Having been promised a designated driver to get us home safely, Chris and I partook in a few shots courtesy of the bottle of Stoli I'd boosted from my parents' wet bar and the lemon we'd snuck up to her room.  Then, feeling warm and tingly via the lemon drops, we proceeded to the bar. After several more hours of drinks and a ride home (while trying to keep up the pretense that we weren't drunk) from Chris' mother, we decided that it was a good idea to go to bed.

Now, 84% of drunks would fall asleep on the floor, right? Well, not these drunks.  After a few moments of testing which direction the room was spinning in, I was informed that there was a futon mattress in the basement! "If we carry it up here, you can sleep on that!"  

I thought this sounded brilliant!  Don't judge me. I was 18 and had a fifth of Stoli in me. 

As stealthily as possible for two intoxicated teens, we picked our way down two flights of stairs and found the futon.  It really did look comfy and in hindsight, I was probably drunk enough that I could've slept in the basement and not cared, but alas, the plan was in motion and so were we.  

Together, we heaved and hoisted this hunk of dead weight up the basement stairs.  Once there, we pulled and tugged our way to the other stairs, all while trying to stop the giggles and jokes about moving dead bodies.  That was when everything changed! 

For the second leg of the journey, that mattress took on so much extra weight!

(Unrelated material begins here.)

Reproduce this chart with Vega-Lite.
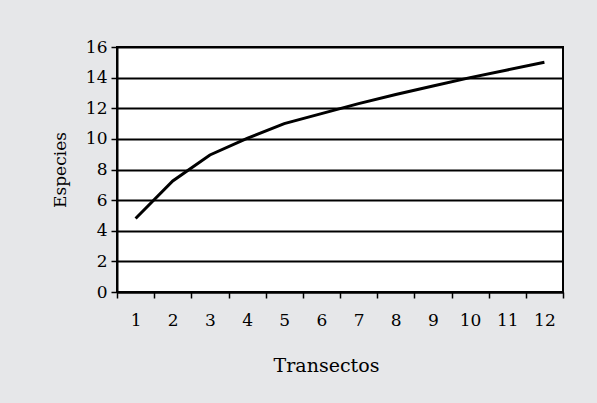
{
  "$schema": "https://vega.github.io/schema/vega-lite/v6.json",
  "autosize": "none",
  "width": 446,
  "height": 245,
  "padding": {"left": 117, "top": 47, "right": 34, "bottom": 111},
  "background": "#e6e7e9",
  "config": {
    "font": "DejaVu Serif",
    "view": {"stroke": "black", "strokeWidth": 2, "fill": "white"}
  },
  "data": {
    "values": [
      {"t": 1, "s": 4.8},
      {"t": 2, "s": 7.25},
      {"t": 3, "s": 8.95},
      {"t": 4, "s": 10.03},
      {"t": 5, "s": 11.0},
      {"t": 6, "s": 11.65},
      {"t": 7, "s": 12.3},
      {"t": 8, "s": 12.9},
      {"t": 9, "s": 13.45},
      {"t": 10, "s": 14.0},
      {"t": 11, "s": 14.5},
      {"t": 12, "s": 15.0}
    ]
  },
  "mark": {"type": "line", "color": "black", "strokeWidth": 3},
  "encoding": {
    "x": {
      "field": "t",
      "type": "ordinal",
      "scale": {"type": "band", "paddingInner": 0, "paddingOuter": 0},
      "axis": {
        "title": "Transectos",
        "titleFontSize": 19,
        "titleFontWeight": "normal",
        "titleColor": "black",
        "titleX": 209,
        "titleY": 73,
        "titleAlign": "center",
        "titleBaseline": "middle",
        "labelAngle": 0,
        "labelFontSize": 17,
        "labelColor": "black",
        "labelPadding": 14,
        "tickBand": "extent",
        "tickColor": "black",
        "tickSize": 6,
        "tickWidth": 1.5,
        "domainColor": "black",
        "domainWidth": 2,
        "grid": false
      }
    },
    "y": {
      "field": "s",
      "type": "quantitative",
      "scale": {"domain": [0, 16], "nice": false},
      "axis": {
        "title": "Especies",
        "titleFontSize": 17,
        "titleFontWeight": "normal",
        "titleColor": "black",
        "titlePadding": 16,
        "values": [0, 2, 4, 6, 8, 10, 12, 14, 16],
        "labelFontSize": 17,
        "labelColor": "black",
        "labelPadding": 4,
        "tickColor": "black",
        "tickSize": 6,
        "tickWidth": 1.5,
        "domainColor": "black",
        "domainWidth": 2,
        "grid": true,
        "gridColor": "black",
        "gridWidth": 2,
        "gridOpacity": 1
      }
    }
  }
}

It was suddenly so heavy and only now, over ten years later do I realize two things...

1. Gone were our liquid muscles
2. Gone too was the adrenaline rush that goes with the booze and giggle fits...

I soon realized something else, though--We had an audience. Yup, Mrs P was home from ferrying the rest of the drunks home and was now watching up try to pull a mattress up her stairs.  We looked at one another and made a pact right there, to try our best to look or at least act sober, and at the time, we thought that we did a pretty damn good job.  Ahh, to be young and ignorant to my own shenanigans again.

Finally, after a lot of work, we made it to the bedroom and into our jammies and bed.  

It's a story that we still tell people and it's one that still amuses us to no end, although we may be biased.

I learned something that night. After six years of friendship I learned that she is truly my person.  In the words of those dopey bitches on Grey's Anatomy, "She's my person. If there was a dead body in my livingroom, she's the person I'd call to help me move it."  Surely, if two 18-year-old kids can move that mattress, we could move a body. Either way--She's my person and that's what got me here.